Short task. Restate the listing below word for word, omitting any images.
━━━━━━
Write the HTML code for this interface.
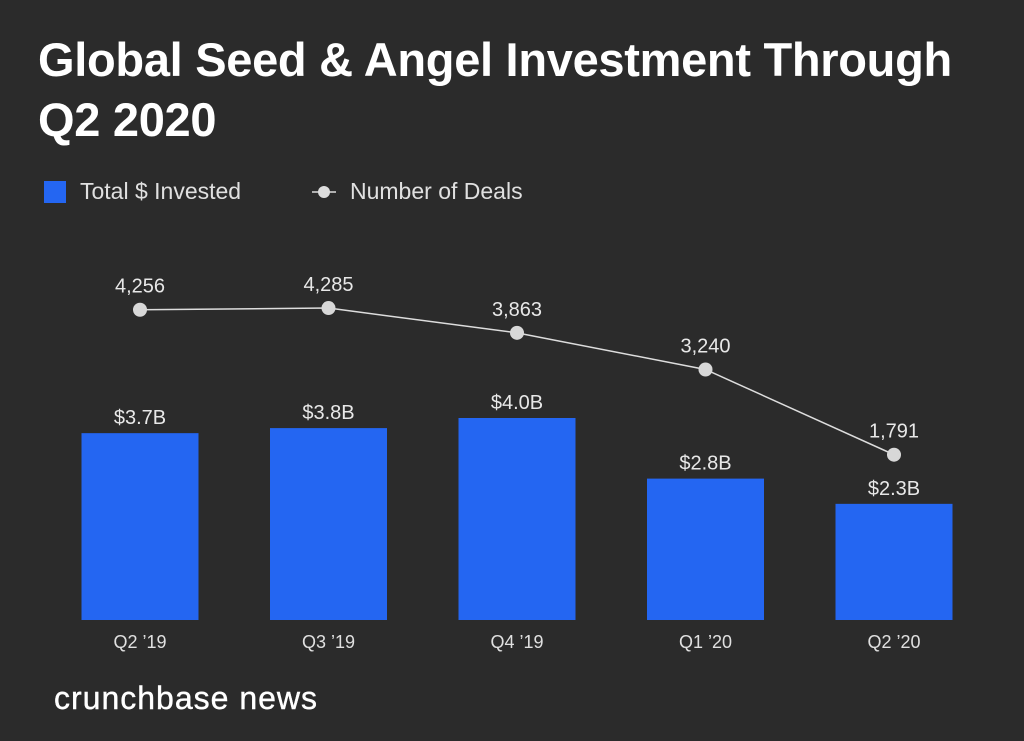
<!DOCTYPE html>
<html><head><meta charset="utf-8"><style>
html,body{margin:0;padding:0;background:#2b2b2b;}
#wrap{position:relative;width:1024px;height:741px;background:#2b2b2b;overflow:hidden;font-family:"Liberation Sans",sans-serif;}
#title{position:absolute;left:38px;top:30px;color:#fff;font-size:47px;font-weight:bold;line-height:60px;margin:0;letter-spacing:-0.3px;}
#footer{position:absolute;left:54px;top:680px;color:#fff;font-size:32px;letter-spacing:1px;font-weight:500;-webkit-text-stroke:0.4px #fff;}
</style></head><body>
<div id="wrap">
<h1 id="title">Global Seed &amp; Angel Investment Through<br>Q2 2020</h1>
<svg id="chart" width="1024" height="741" style="position:absolute;left:0;top:0"></svg>
<div id="footer">crunchbase news</div>
</div>
<script>
const categories=["Q2 ’19","Q3 ’19","Q4 ’19","Q1 ’20","Q2 ’20"];
const invested=[3.7,3.8,4.0,2.8,2.3];
const investedLabels=["$3.7B","$3.8B","$4.0B","$2.8B","$2.3B"];
const deals=[4256,4285,3863,3240,1791];
const dealLabels=["4,256","4,285","3,863","3,240","1,791"];

const NS="http://www.w3.org/2000/svg";
const svg=document.getElementById('chart');
const baseY=620, barW=117;
const xc=i=>140+i*188.5;
const yBar=v=>baseY-v*50.5;
const yDeal=v=>560-v*0.0588;
function mk(t,a,p){const e=document.createElementNS(NS,t);for(const k in a)e.setAttribute(k,a[k]);(p||svg).appendChild(e);return e;}

const lg=mk('g',{});


const r=mk('rect',{x:44,y:181,width:22,height:22,fill:'#2466f2'},lg);


let t=mk('text',{x:80,y:199,fill:'#e0e0e0','font-size':23},lg);t.textContent='Total $ Invested';


mk('line',{x1:312,y1:192,x2:336,y2:192,stroke:'#ddd','stroke-width':1.5},lg);
mk('circle',{cx:324,cy:192,r:6,fill:'#ddd'},lg);
t=mk('text',{x:350,y:199,fill:'#e0e0e0','font-size':23},lg);t.textContent='Number of Deals';



categories.forEach((c,i)=>{
  const b=mk('rect',{x:xc(i)-barW/2,y:yBar(invested[i]),width:barW,height:baseY-yBar(invested[i]),fill:'#2466f2'});
  
  
  const bl=mk('text',{x:xc(i),y:yBar(invested[i])-9,fill:'#e8e8e8','font-size':20,'text-anchor':'middle'});
  bl.textContent=investedLabels[i];
  
  
  const xl=mk('text',{x:xc(i),y:648,fill:'#e0e0e0','font-size':18,'text-anchor':'middle'});
  xl.textContent=c;
  
  
});
const pts=deals.map((v,i)=>xc(i)+','+yDeal(v)).join(' ');
const pl=mk('polyline',{points:pts,fill:'none',stroke:'#ddd','stroke-width':1.5});


deals.forEach((v,i)=>{
  const c=mk('circle',{cx:xc(i),cy:yDeal(v),r:7,fill:'#d8d8d8'});
  
  
  const l=mk('text',{x:xc(i),y:yDeal(v)-17,fill:'#e8e8e8','font-size':20,'text-anchor':'middle'});
  l.textContent=dealLabels[i];
  
  
});
</script>
</body></html>
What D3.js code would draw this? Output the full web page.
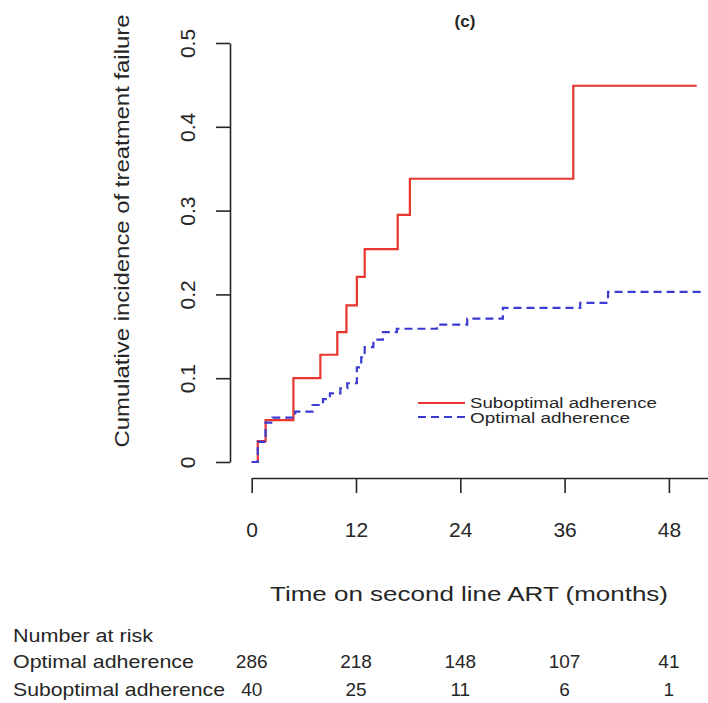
━━━━━━
Answer to this problem.
Write the HTML code for this interface.
<!DOCTYPE html>
<html><head><meta charset="utf-8"><style>
html,body{margin:0;padding:0;background:#2b2b2b;}
#wrap{position:relative;width:1024px;height:741px;background:#2b2b2b;overflow:hidden;font-family:"Liberation Sans",sans-serif;}
#title{position:absolute;left:38px;top:30px;color:#fff;font-size:47px;font-weight:bold;line-height:60px;margin:0;letter-spacing:-0.3px;}
#footer{position:absolute;left:54px;top:680px;color:#fff;font-size:32px;letter-spacing:1px;font-weight:500;-webkit-text-stroke:0.4px #fff;}
</style></head><body>
<div id="wrap">
<h1 id="title">Global Seed &amp; Angel Investment Through<br>Q2 2020</h1>
<svg id="chart" width="1024" height="741" style="position:absolute;left:0;top:0"></svg>
<div id="footer">crunchbase news</div>
</div>
<script>
const categories=["Q2 ’19","Q3 ’19","Q4 ’19","Q1 ’20","Q2 ’20"];
const invested=[3.7,3.8,4.0,2.8,2.3];
const investedLabels=["$3.7B","$3.8B","$4.0B","$2.8B","$2.3B"];
const deals=[4256,4285,3863,3240,1791];
const dealLabels=["4,256","4,285","3,863","3,240","1,791"];

const NS="http://www.w3.org/2000/svg";
const svg=document.getElementById('chart');
const baseY=620, barW=117;
const xc=i=>140+i*188.5;
const yBar=v=>baseY-v*50.5;
const yDeal=v=>560-v*0.0588;
function mk(t,a,p){const e=document.createElementNS(NS,t);for(const k in a)e.setAttribute(k,a[k]);(p||svg).appendChild(e);return e;}

const lg=mk('g',{});


const r=mk('rect',{x:44,y:181,width:22,height:22,fill:'#2466f2'},lg);


let t=mk('text',{x:80,y:199,fill:'#e0e0e0','font-size':23},lg);t.textContent='Total $ Invested';


mk('line',{x1:312,y1:192,x2:336,y2:192,stroke:'#ddd','stroke-width':1.5},lg);
mk('circle',{cx:324,cy:192,r:6,fill:'#ddd'},lg);
t=mk('text',{x:350,y:199,fill:'#e0e0e0','font-size':23},lg);t.textContent='Number of Deals';



categories.forEach((c,i)=>{
  const b=mk('rect',{x:xc(i)-barW/2,y:yBar(invested[i]),width:barW,height:baseY-yBar(invested[i]),fill:'#2466f2'});
  
  
  const bl=mk('text',{x:xc(i),y:yBar(invested[i])-9,fill:'#e8e8e8','font-size':20,'text-anchor':'middle'});
  bl.textContent=investedLabels[i];
  
  
  const xl=mk('text',{x:xc(i),y:648,fill:'#e0e0e0','font-size':18,'text-anchor':'middle'});
  xl.textContent=c;
  
  
});
const pts=deals.map((v,i)=>xc(i)+','+yDeal(v)).join(' ');
const pl=mk('polyline',{points:pts,fill:'none',stroke:'#ddd','stroke-width':1.5});


deals.forEach((v,i)=>{
  const c=mk('circle',{cx:xc(i),cy:yDeal(v),r:7,fill:'#d8d8d8'});
  
  
  const l=mk('text',{x:xc(i),y:yDeal(v)-17,fill:'#e8e8e8','font-size':20,'text-anchor':'middle'});
  l.textContent=dealLabels[i];
  
  
});
</script>
</body></html>
What D3.js code would draw this? Output the full web page.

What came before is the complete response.